Re: `generator` in Schema.org?

On 29 September 2015 at 16:48, Martynas Jusevičius
<martynas@graphity.org> wrote:
> I think PROV covers more than schema.org can ever aim to. We cannot have a
> single monolithic super-ontology for all domains. Vocabulary reuse has been
> one of the pillars of the Semantic Web. I don't understand why people would
> want to push everything and anything into schema.org.

(Let's please not have another big thread about the philosophy of the
Semantic Web here; they are rarely useful. That said, a few comments:)

Schema.org doesn't want to push everything and anything into
schema.org - you can be sure of that!

It's a lot of work, for a start. And there is a *lot* you can say
about any imaginable topic. Nobody can cover everything.

15+ years ago in the RDFS spec, some of us wrote ...
http://www.w3.org/TR/2000/CR-rdf-schema-20000327/#intro

"In RDF, all vocabularies are expressed within a single well defined
model. This allows for a finer grained mixing of machine-processable
vocabularies, and addresses the need to create metadata in which
statements can draw upon multiple vocabularies that are managed in a
decentralized fashion by independent communities of expertise."

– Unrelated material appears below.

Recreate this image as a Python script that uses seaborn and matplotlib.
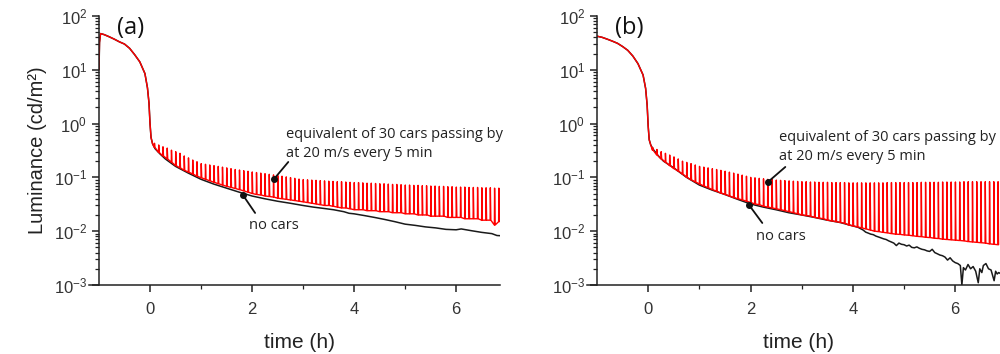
import numpy as np
import pandas as pd
import matplotlib
matplotlib.use("Agg")
import matplotlib.pyplot as plt
import seaborn as sns

# ---------------- data ----------------
# "no cars" curves, time in h, luminance in cd/m^2
black_a_t = [-1.0, -0.99, -0.97, -0.9, -0.8, -0.7, -0.6, -0.5, -0.4, -0.3, -0.2, -0.1, -0.05, -0.02,
             0.0, 0.02, 0.05, 0.1, 0.2, 0.3, 0.5, 0.75, 1.0, 1.25, 1.5, 1.75, 2.0, 2.25, 2.5, 2.75,
             3.0, 3.2, 3.4, 3.6, 3.8, 3.9, 4.0, 4.2, 4.4, 4.6, 4.8, 5.0, 5.2, 5.4, 5.6, 5.8, 6.0,
             6.1, 6.3, 6.5, 6.7, 6.8, 6.9]
black_a_v = [10, 32, 47, 45, 41, 37, 33, 30, 25, 19, 14, 8.5, 4.6, 2.4,
             1.0, 0.55, 0.42, 0.34, 0.27, 0.22, 0.16, 0.12, 0.092, 0.075, 0.063, 0.053, 0.045, 0.040, 0.036, 0.033,
             0.030, 0.028, 0.0265, 0.025, 0.023, 0.0215, 0.021, 0.0195, 0.018, 0.0165, 0.015, 0.0135, 0.0128, 0.012, 0.0115, 0.0108, 0.0106,
             0.0110, 0.0102, 0.0095, 0.0090, 0.0083, 0.0082]

black_b_t = [-1.0, -0.9, -0.8, -0.7, -0.6, -0.5, -0.4, -0.3, -0.2, -0.1, -0.05, -0.02,
             0.0, 0.02, 0.05, 0.1, 0.2, 0.3, 0.5, 0.75, 1.0, 1.25, 1.5, 1.75, 2.0, 2.25, 2.5, 2.75,
             3.0, 3.25, 3.5, 3.75, 4.0, 4.1, 4.2, 4.25, 4.3, 4.35, 4.4, 4.45, 4.5, 4.55, 4.6, 4.65,
             4.7, 4.75, 4.8, 4.85, 4.9, 4.95, 5.0, 5.05, 5.1, 5.15, 5.2, 5.25, 5.3, 5.35, 5.4, 5.45,
             5.5, 5.55, 5.6, 5.65, 5.7, 5.75, 5.8, 5.85, 5.9, 5.95, 6.0, 6.05, 6.1, 6.13, 6.16,
             6.2, 6.25, 6.3, 6.35, 6.4, 6.45, 6.48, 6.52, 6.55, 6.6, 6.65, 6.7, 6.76, 6.79, 6.82, 6.85, 6.9]
black_b_v = [42, 40, 37, 34, 31, 27, 23, 18, 13, 8, 4.5, 2.2,
             0.9, 0.5, 0.4, 0.33, 0.25, 0.2, 0.15, 0.1, 0.072, 0.058, 0.048, 0.039, 0.032, 0.028, 0.025, 0.022,
             0.020, 0.018, 0.016, 0.0145, 0.0125, 0.0118, 0.0105, 0.0096, 0.0092, 0.0088, 0.0086, 0.0081, 0.0078, 0.0075, 0.0072, 0.0070,
             0.0066, 0.0063, 0.0060, 0.0054, 0.0060, 0.0057, 0.0056, 0.0053, 0.0055, 0.0050, 0.0049, 0.0051, 0.0048, 0.0046, 0.0045, 0.0043,
             0.0042, 0.0046, 0.0040, 0.0038, 0.0036, 0.0035, 0.0033, 0.0029, 0.0032, 0.0028, 0.0026, 0.0025, 0.0023, 0.0010, 0.0021,
             0.0019, 0.0024, 0.0020, 0.0022, 0.0018, 0.0011, 0.0020, 0.0017, 0.0023, 0.0025, 0.0020, 0.0019, 0.0012, 0.0018, 0.0016, 0.0017, 0.0016]

# cars passing: one light pulse every 5 min
spike_minutes = list(range(5, 415, 5))

peak_a = [0.43, 0.40, 0.37, 0.35, 0.32, 0.30, 0.28, 0.25, 0.23, 0.21, 0.195, 0.18,
          0.175, 0.17, 0.165, 0.16, 0.155, 0.15, 0.145, 0.14, 0.137, 0.133, 0.13, 0.126,
          0.123, 0.12, 0.117, 0.114, 0.111, 0.108, 0.105, 0.102, 0.099, 0.096, 0.093, 0.091,
          0.090, 0.089, 0.088, 0.087, 0.086, 0.085, 0.084, 0.083, 0.083, 0.082, 0.081, 0.080,
          0.080, 0.079, 0.078, 0.078, 0.077, 0.076, 0.076, 0.075, 0.074, 0.074, 0.073, 0.072,
          0.072, 0.071, 0.071, 0.070, 0.070, 0.069, 0.069, 0.068, 0.068, 0.067, 0.067, 0.066,
          0.066, 0.066, 0.065, 0.065, 0.065, 0.064, 0.064, 0.064, 0.063, 0.063]
trough_a = [0.36, 0.29, 0.25, 0.22, 0.19, 0.165, 0.15, 0.135, 0.125, 0.115, 0.105, 0.098,
            0.092, 0.086, 0.081, 0.076, 0.072, 0.068, 0.065, 0.062, 0.059, 0.056, 0.053, 0.050,
            0.048, 0.047, 0.045, 0.044, 0.043, 0.041, 0.040, 0.039, 0.038, 0.037, 0.036, 0.035,
            0.034, 0.033, 0.032, 0.031, 0.030, 0.030, 0.029, 0.028, 0.027, 0.027, 0.026, 0.025,
            0.025, 0.025, 0.024, 0.024, 0.024, 0.023, 0.023, 0.023, 0.022, 0.022, 0.022, 0.021,
            0.021, 0.021, 0.020, 0.020, 0.020, 0.019, 0.019, 0.019, 0.019, 0.018, 0.018, 0.018,
            0.018, 0.017, 0.017, 0.017, 0.017, 0.016, 0.016, 0.016, 0.013, 0.015]

peak_b = [0.36, 0.33, 0.30, 0.28, 0.26, 0.24, 0.22, 0.20, 0.19, 0.18, 0.17, 0.16,
          0.155, 0.15, 0.145, 0.14, 0.135, 0.13, 0.125, 0.12, 0.115, 0.11, 0.105, 0.100,
          0.098, 0.096, 0.094, 0.092, 0.091, 0.089, 0.088, 0.087, 0.086, 0.085, 0.084, 0.083,
          0.083, 0.082, 0.082, 0.081, 0.081, 0.081, 0.080, 0.080, 0.080, 0.080, 0.079, 0.079,
          0.079, 0.079, 0.079, 0.079, 0.079, 0.079, 0.079, 0.080, 0.080, 0.080, 0.080, 0.080,
          0.080, 0.080, 0.080, 0.081, 0.081, 0.081, 0.081, 0.081, 0.082, 0.082, 0.082, 0.082,
          0.082, 0.083, 0.083, 0.083, 0.083, 0.083, 0.083, 0.083, 0.083, 0.083]
trough_b = [0.32, 0.26, 0.22, 0.19, 0.165, 0.145, 0.13, 0.115, 0.10, 0.09, 0.082, 0.075,
            0.069, 0.064, 0.059, 0.055, 0.051, 0.048, 0.045, 0.042, 0.040, 0.038, 0.036, 0.034,
            0.032, 0.031, 0.029, 0.028, 0.027, 0.026, 0.025, 0.024, 0.023, 0.022, 0.021, 0.020,
            0.0195, 0.019, 0.018, 0.0175, 0.017, 0.016, 0.0155, 0.015, 0.0145, 0.014, 0.013, 0.0125,
            0.012, 0.0115, 0.011, 0.0105, 0.010, 0.0098, 0.0095, 0.0093, 0.009, 0.0088, 0.0087, 0.0085,
            0.0084, 0.0082, 0.008, 0.0079, 0.0077, 0.0076, 0.0074, 0.0073, 0.0071, 0.007, 0.0069, 0.0068,
            0.0067, 0.0066, 0.0064, 0.0063, 0.0062, 0.0061, 0.006, 0.0058, 0.0057, 0.0056]

panel_labels = ["(a)", "(b)"]
cars_text = "equivalent of 30 cars passing by\nat 20 m/s every 5 min"
nocars_text = "no cars"
x_ticks = [0, 2, 4, 6]
x_label = "time (h)"
y_label = "Luminance (cd/m²)"


def red_series(bt, bv, peaks, troughs):
    """Build the pulsed curve: follows the no-car decay until the first car,
    then a short pulse (level -> peak -> back to level) every 5 minutes."""
    t0 = spike_minutes[0] / 60.0
    ts = [t for t in bt if t < t0]
    vs = [v for t, v in zip(bt, bv) if t < t0]
    for m, p, tr in zip(spike_minutes, peaks, troughs):
        t = m / 60.0
        ts += [t, t + 0.004, t + 0.014]
        vs += [tr, p, tr]
    return pd.DataFrame({"t": ts, "L": vs})


# ---------------- style ----------------
sns.set_style("ticks")
plt.rcParams["font.family"] = ["Liberation Sans", "DejaVu Sans"]
plt.rcParams["axes.linewidth"] = 1.1

fig = plt.figure(figsize=(10, 3.54), dpi=100)
axes = [fig.add_axes([0.099, 0.195, 0.401, 0.76]),
        fig.add_axes([0.597, 0.195, 0.403, 0.76])]

panels = [
    dict(bt=black_a_t, bv=black_a_v, pk=peak_a, tr=trough_a, xr=6.86,
         txt=(2.67, 0.86), dot1=(2.43, 0.093), st1=(2.71, 0.193),
         nc=(1.94, 0.013), dot2=(1.82, 0.047), st2=(2.06, 0.0218)),
    dict(bt=black_b_t, bv=black_b_v, pk=peak_b, tr=trough_b, xr=6.875,
         txt=(2.56, 0.76), dot1=(2.34, 0.082), st1=(2.68, 0.156),
         nc=(2.11, 0.0081), dot2=(1.97, 0.0307), st2=(2.23, 0.0142)),
]

ann_font = ["Open Sans", "DejaVu Sans"]

for ax, pdict, lab in zip(axes, panels, panel_labels):
    dfb = pd.DataFrame({"t": pdict["bt"], "L": pdict["bv"]})
    dfr = red_series(pdict["bt"], pdict["bv"], pdict["pk"], pdict["tr"])
    sns.lineplot(data=dfb, x="t", y="L", ax=ax, color="#1a1a1a", lw=1.1,
                 estimator=None, sort=False)
    sns.lineplot(data=dfr, x="t", y="L", ax=ax, color="#ff0000", lw=1.0,
                 estimator=None, sort=False)
    ax.set_yscale("log")
    ax.set_ylim(1e-3, 1e2)
    ax.set_xlim(-1, pdict["xr"])
    ax.set_xticks(x_ticks)
    ax.set_xticks([1, 3, 5], minor=True)
    ax.yaxis.set_major_locator(matplotlib.ticker.LogLocator(base=10, numticks=10))
    ax.yaxis.set_minor_locator(matplotlib.ticker.LogLocator(base=10, subs=np.arange(2, 10), numticks=20))
    ax.yaxis.set_minor_formatter(matplotlib.ticker.NullFormatter())
    ax.tick_params(axis="both", which="major", direction="out", length=5, width=1.1,
                   labelsize=12, color="#222222", labelcolor="#333333")
    ax.tick_params(axis="x", which="major", pad=7)
    ax.tick_params(axis="both", which="minor", direction="out", length=3, width=0.9,
                   color="#222222")
    for s in ["top", "right"]:
        ax.spines[s].set_visible(False)
    for s in ["left", "bottom"]:
        ax.spines[s].set_color("#222222")
    ax.spines["bottom"].set_bounds(-1.2, pdict["xr"])
    ax.set_xlabel(x_label, fontsize=15, color="#222222", labelpad=12)
    ax.set_ylabel("")
    ax.text(0.045, 0.955, lab, transform=ax.transAxes, fontsize=17, family=ann_font,
            ha="left", va="center", color="#111111")
    ax.text(pdict["txt"][0], pdict["txt"][1], cars_text, fontsize=10.5, family=ann_font,
            ha="left", va="top", linespacing=1.35, color="#222222")
    ax.text(pdict["nc"][0], pdict["nc"][1], nocars_text, fontsize=10.5, family=ann_font,
            ha="left", va="center", color="#222222")
    for dot, st in [(pdict["dot1"], pdict["st1"]), (pdict["dot2"], pdict["st2"])]:
        ax.annotate("", xy=dot, xytext=st,
                    arrowprops=dict(arrowstyle="-", lw=1.3, color="#111111",
                                    shrinkA=0, shrinkB=0))
        ax.plot([dot[0]], [dot[1]], marker="o", ms=4, color="#111111", zorder=5)

axes[0].set_ylabel(y_label, fontsize=14.5, color="#222222", labelpad=5)

fig.savefig("out.png", dpi=100)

I still stand by that. It is important to build upon notations like
JSON-LD, RDFa and (details aside) Microdata, so that different
vocabularies can share a common approach, and that diverse terms can
be combined within a common framework.

Where I think we went a bit wrong in the RDF / Semantic Web community
was really a matter of granularity. Somehow we concluded that a <
50-term vocabulary (e.g. Dublin Core, FOAF, SKOS) was roughly "big
enough", and that pieces of schema at that scale would be plugged
together by publishers. The mistake was to jump from "the technology
doesn't force us to carefully integrate our schemas" to "let's not
tightly carefully our schemas". The resulting chaotic diversity was
engaging for us as technologists, but pretty baffling for publishers,
webmasters and non-specialists. By contrast to earlier smallish RDF
schemas, Schema.org currently has around 639 types, 983 properties,
and 219 enumerated values.

Compared to FOAF + Dublin Core this might seem huge; but compared to
the enormity of information on the public Web (and beyond) this is
still a pretty small descriptive system, with many limitations in
expressivity.

As we said in http://blog.schema.org/2012/05/schemaorg-markup-for-external-lists.html
"The world is too rich, complex and interesting for a single schema to
describe fully on its own. With schema.org we aim to find a balance,
by providing a core schema that covers lots of situations, alongside
extension mechanisms for extra detail."

The recently refreshed extension mechanism (hosted + external, see
http://schema.org/docs/extension.html ) is part of our approach here.
There are also more recent developments like Wikipedia's Wikidata
effort, which may help with making the 'external enumerations' idea
get traction.

As far as PROV goes, I understand that it can be pretty useful in
scientific and scholarly contacts where fine-grained precision is
needed, but it goes beyond the typical level of detail for a
schema.org vocabulary.

Let's take the technical discussion over into
https://github.com/schemaorg/schemaorg/issues/809 - one usecase that
might be interesting is saying which tool generated a machine-readable
data feed (see the http://sdo-phobos.appspot.com/DataFeed type which
is queued for our next release).

cheers,

Dan

Received on Wednesday, 30 September 2015 11:45:52 UTC